In order to send a data pointer to another process, we need to allocate a global block of memory that is not managed by the garbage collector. We can do this by calling Marshal.AllocCoTaskMem(). It will return a pointer to an allocated block of memory that can now have contents copied into it. A subsequent call to Marshal.Copy() can copy a byte array to that location in memory.

byte[] dataToSend = new byte[123];
IntPtr dataPointer = Marshal.AllocCoTaskMem(dataToSend.Length);
Marshal.Copy(dataToSend, 0, dataPointer, dataToSend.Length);

Just like using WM_COPYDATA in an unmanaged application, we need to instantiate a COPYDATASTRUCT instance and specify the data that we will be sending to the receiving application.

COPYDATASTRUCT copyData = new COPYDATASTRUCT();
copyData._dataType = IntPtr.Zero;
copyData._dataSize = dataToSend.Length;
copyData._dataPointer = dataPointer;

The next few lines of code show the call to SendMessage(). You can get an unmanaged handle (HWND) to any managed Form in .NET by accessing the Handle property. You need to find out the handle of the target form, which again is not natively supported by .NET, although you can use a function like FindWindow() to help you out. You will have to tap into P/Invoke for this one too. The example and library on the Companion Web site show how to do this.

IntPtr target = TargetForm.Handle;
IntPtr sender = YourForm.Handle;
int result = SendMessage(target, WM_COPYDATA, sender.ToInt32(), ref copyData);
// Successful if result is 0

After you have successfully sent the data, it is important that you free the memory from Windows, because this memory is not managed by the .NET garbage collector. Remember that receiving applications are not supposed to manipulate or free the memory referenced by this pointer, so it is your responsibility to do so.

Marshal.FreeCoTaskMem(dataPointer);

Perhaps the trickiest part about using WM_COPYDATA with a managed application is that you cannot just tap into the message handler of a form. You need to create a wrapper class that inherits from NativeWindow, and assign to NativeWindow the handle of the form you are using. The following code shows the implementation of the NativeWindow wrapper class. You will also notice that the pointer we received gets Marshaled back into a COPYDATASTRUCT instance.

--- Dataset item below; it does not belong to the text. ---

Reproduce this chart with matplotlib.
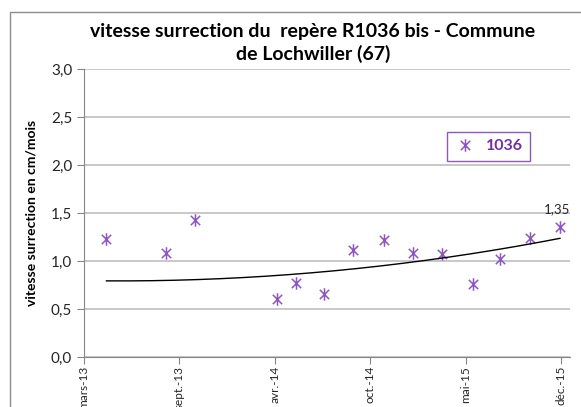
import matplotlib
matplotlib.use("Agg")
import matplotlib.pyplot as plt
import matplotlib.dates as mdates
from matplotlib.path import Path
from matplotlib.patches import Rectangle
import numpy as np

plt.rcParams['font.family'] = ['Lato', 'DejaVu Sans']

# data
dates = ['2013-04-24', '2013-08-27', '2013-10-27', '2014-04-17', '2014-05-26',
         '2014-07-24', '2014-09-23', '2014-11-26', '2015-01-27', '2015-03-27',
         '2015-06-01', '2015-07-27', '2015-09-28', '2015-11-30']
vitesse = [1.23, 1.08, 1.43, 0.60, 0.77, 0.66, 1.11, 1.22, 1.08, 1.07,
           0.76, 1.02, 1.24, 1.35]
tick_dates = ['2013-03-08', '2013-09-24', '2014-04-12', '2014-10-29', '2015-05-17', '2015-12-03']
tick_labels = ['mars-13', 'sept.-13', 'avr.-14', 'oct.-14', 'mai-15', 'déc.-15']
serie_name = '1036'
# trend line as shown on the chart: y = c*d^2 + b*d + a, d = days since first measure
trend_coef = [5.21e-7, -2.85e-5, 0.793]

purple = '#7030a0'
marker_col = '#8e55c4'

x = mdates.datestr2num(dates)
xt = mdates.datestr2num(tick_dates)
y = np.array(vitesse)

# asterisk marker like excel's
star = Path([(0, -1), (0, 1), (-0.75, -0.75), (0.75, 0.75), (-0.75, 0.75), (0.75, -0.75)],
            [Path.MOVETO, Path.LINETO, Path.MOVETO, Path.LINETO, Path.MOVETO, Path.LINETO])

fig = plt.figure(figsize=(5.81, 4.07), dpi=100)
fig.patches.append(Rectangle((10/581, -0.1), 1.2, (407-12)/407 + 0.1, transform=fig.transFigure,
                             fill=False, edgecolor='#8c8c8c', lw=1.0))
ax = fig.add_axes([84/581, 1 - 357/407, (570-84)/581, (357-69)/407])

ax.plot(x, y, linestyle='none', marker=star, markersize=9, markeredgewidth=1.1,
        color=marker_col, label=serie_name)

xs = np.linspace(x[0], x[-1], 200)
ax.plot(xs, np.polyval(trend_coef, xs - x[0]), color='black', lw=1.0)

ax.annotate('1,35', (x[-1], y[-1]), xytext=(-2, 9), textcoords='offset points',
            ha='center', va='bottom', fontsize=9.5, color='#262626')

ax.set_xlim(xt[0], xt[0] + 1018)
ax.set_ylim(0, 3)
yt = np.arange(0, 3.01, 0.5)
ax.set_yticks(yt)
ax.set_yticklabels([f'{v:.1f}'.replace('.', ',') for v in yt], fontsize=11)
ax.set_xticks(xt)
ax.set_xticklabels(tick_labels, rotation=90, fontsize=8.5, va='top')
ax.grid(axis='y', color='#bfbfbf', lw=1.2)
ax.set_axisbelow(True)
for s in ['top', 'right']:
    ax.spines[s].set_visible(False)
for s in ['left', 'bottom']:
    ax.spines[s].set_color('#868686')
ax.tick_params(axis='both', color='#868686', length=5, colors='#262626')
ax.tick_params(axis='x', pad=1.5)

ax.set_ylabel('vitesse surrection en cm/mois', fontsize=10, fontweight='bold', labelpad=10)

fig.text(313/581, 1 - 31/407, 'vitesse surrection du  repère R1036 bis - Commune',
         ha='center', va='center', fontsize=14, fontweight='bold')
fig.text(313/581, 1 - 54/407, 'de Lochwiller (67)',
         ha='center', va='center', fontsize=14, fontweight='bold')

leg = ax.legend(loc='upper left', bbox_to_anchor=((439-84)/486, (357-124)/288), frameon=True,
                fancybox=False, handlelength=1.4, handletextpad=0.6, borderpad=0.45, fontsize=11.5)
leg.get_frame().set_edgecolor(purple)
leg.get_frame().set_linewidth(1.0)
for t in leg.get_texts():
    t.set_color(purple)
    t.set_fontweight('bold')

fig.savefig('out.png', dpi=100)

public sealed class CopyDataWindow : NativeWindow, IDisposable
{
    protected override void WndProc(ref System.Windows.Forms.Message message)
    {
        switch (message.Msg)
        {
            case WM_COPYDATA:
            {
                COPYDATASTRUCT copyData = Marshal.PtrToStructure(message.LParam,
                                                       typeof(COPYDATASTRUCT))
                                                       as COPYDATASTRUCT;
                if (copyData._dataSize > 0)
                {
                    byte[] data = new byte[copyData._dataSize];
                    Marshal.Copy(copyData._dataPointer,
                                 data,
                                 0,
                                 copyData._dataSize);
                    message.Result = (IntPtr)1;
                }
            }
            break;
        }
        base.WndProc(ref message);
    }
}

You can instantiate this class after your form exists and call AssignHandle() on the NativeWindow instance, passing in the Handle property of your form instance.